Considering the history of twentieth-century totalitarianism, in which strong centralized authoritarian regimes went far beyond the sins of petty corruption into the realm of mass murder, I find this brand of liberalism both ironic and frightening. One can see Gogol as exemplifying a failure within the larger Russian intelligentsia (Leo Tolstoy being a prominent exception) that has haunted Russia for the past two centuries. In the absence of the strong individualist and rule of law traditions found in the Anglo-American tradition even reformers were trapped into simply choosing between various kinds of authoritarianism.
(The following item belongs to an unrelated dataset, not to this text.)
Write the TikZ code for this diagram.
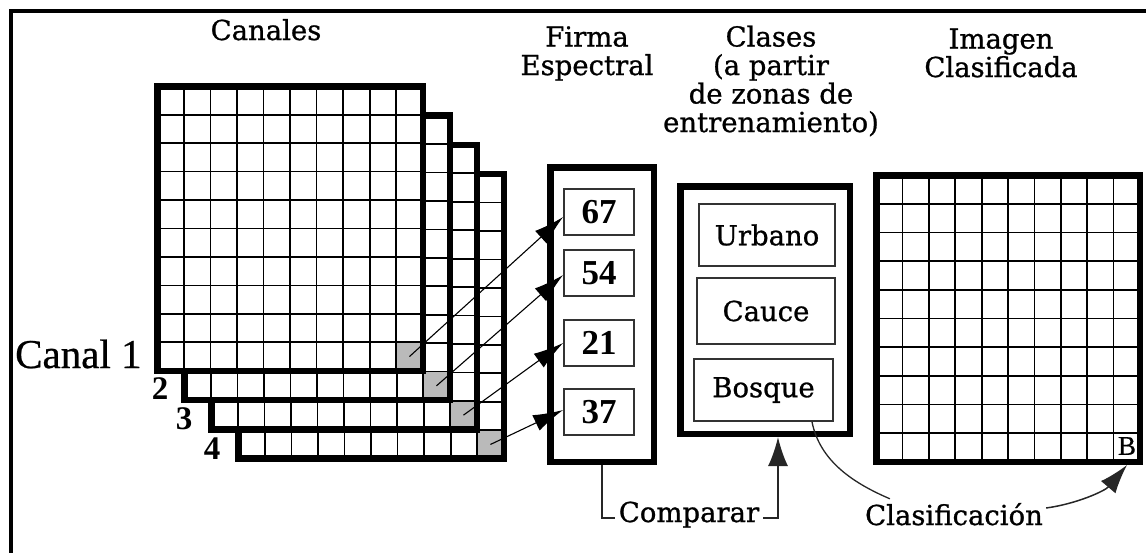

One could hope to reform the Russian state along the lines of Prussia, with its combination of professional bureaucracy and authoritarian monarchy, one might choose to reform under the radically conservative lines of the Russian Orthodox Church or one might choose revolution under one of the various socialist and anarchist banners.
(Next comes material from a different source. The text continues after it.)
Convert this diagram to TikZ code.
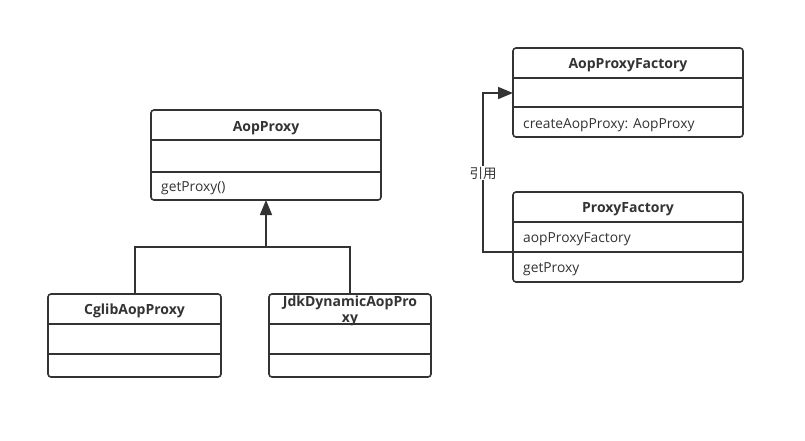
\documentclass[tikz,border=0pt]{standalone}
\usepackage{fontspec}
\setmainfont{Open Sans}
\newfontfamily\cjkfont{Noto Sans CJK SC}
\usetikzlibrary{arrows.meta}
\definecolor{ink}{HTML}{333333}
\tikzset{
  box/.style={draw=ink, line width=1.6pt, rounded corners=3pt, fill=white},
  divider/.style={draw=ink, line width=1.6pt},
  title/.style={font=\fontsize{14}{16}\selectfont\bfseries, text=ink, inner sep=0pt, yshift=-2pt},
  member/.style={font=\fontsize{13.8}{16}\selectfont, text=ink, inner sep=0pt, anchor=west, yshift=-2pt},
  conn/.style={draw=ink, line width=1.6pt},
  tri/.style={-{Triangle[length=15pt,width=12pt]}},
}
\begin{document}
\begin{tikzpicture}[x=1pt,y=-1pt]
\useasboundingbox (0,0) rectangle (805,440);
% AopProxy
\draw[box] (151,110) rectangle (381,200);
\draw[divider] (151,140) -- (381,140) (151,172) -- (381,172);
\node[title] (aop) at (266,126) {AopProxy};
\node[member] (aopm) at (161,186) {getProxy()};
\coordinate (aopB) at (266,200);
% Cglib
\draw[box] (48,294) rectangle (221,377);
\draw[divider] (48,324) -- (221,324) (48,354) -- (221,354);
\node[title] (cglib) at (134.5,309) {CglibAopProxy};
\coordinate (cglibT) at (135,294);
% Jdk
\draw[box] (269,294) rectangle (431,377);
\draw[divider] (269,324) -- (431,324) (269,354) -- (431,354);
\node[title, align=center] (jdk) at (350,309) {JdkDynamicAopPro\\xy};
\coordinate (jdkT) at (350,294);
% inheritance
\coordinate (join) at (266,247);
\draw[conn] (cglibT) |- (join) -| (jdkT);
\draw[conn, tri] (join) -- (aopB);
% AopProxyFactory
\draw[box] (513,48) rectangle (743,137);
\draw[divider] (513,78) -- (743,78) (513,107) -- (743,107);
\node[title] (apf) at (628,63) {AopProxyFactory};
\node[member] (apfm) at (523,123) {createAopProxy: AopProxy};
\coordinate (apfL) at (513,93);
% ProxyFactory
\draw[box] (513,192) rectangle (743,282);
\draw[divider] (513,222) -- (743,222) (513,252) -- (743,252);
\node[title] (pf) at (628,207) {ProxyFactory};
\node[member] (pfa) at (523,237) {aopProxyFactory};
\node[member] (pfg) at (523,267) {getProxy};
\coordinate (pfL) at (513,252);
% reference
\draw[conn, tri] (pfL) -- (483,252) -- (483,93) -- (apfL);
\node[fill=white, inner sep=1pt, text=ink, font=\cjkfont\fontsize{13.5}{15}\selectfont] (ref) at (483,173) {引用};
\end{tikzpicture}
\end{document}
Yesterday I went with Miriam to a production of an adaptation of The Government Inspector in Pasadena starring Star Trek alums John Billingsley and Alan Brooks. While wonderfully done and worth seeing, I was struck by the fact that the adaptation, instead of confronting head-on Gogol's apology for authoritarian rule, simply updated it to suit modern liberal sensibilities. The mayor and his cronies are straw-men Republicans, who talk about the need for deregulation as a means for granting favors to their friends in big business and how wonderful it is to have an economic recession to keep wages low. There is even a character modeled after Sarah Palin, both in her looks and her mixture of Christian conservatism and individualistic populism. Needless to say, the character is a religious hypocrite and a complete idiot. Not that I have anything against creating straw-men, it is a necessary feature of satire. That being said, such an attitude sets the stage for its own liberal version of Gogol’s reforming Czar.
If Gogol's off-screen hero was the Czar then this production's off-screen villain is big business. In both cases, the lesson is not that there is something innately corrupting about politics, but that specific politicians are incidentally corrupt. The solution is more government, whether a stronger Czar or more government regulations. That this increased government will have the same flaws as the government it is reforming and that its lack of any tie to formal law or tradition, powerful checks on abuse, will make things worse is never considered. On the contrary, being above the law is deemed a virtue in that it will somehow place government outside of politics. In truth it is only by embracing law can we hope to transcend politics and fight its innate corruption.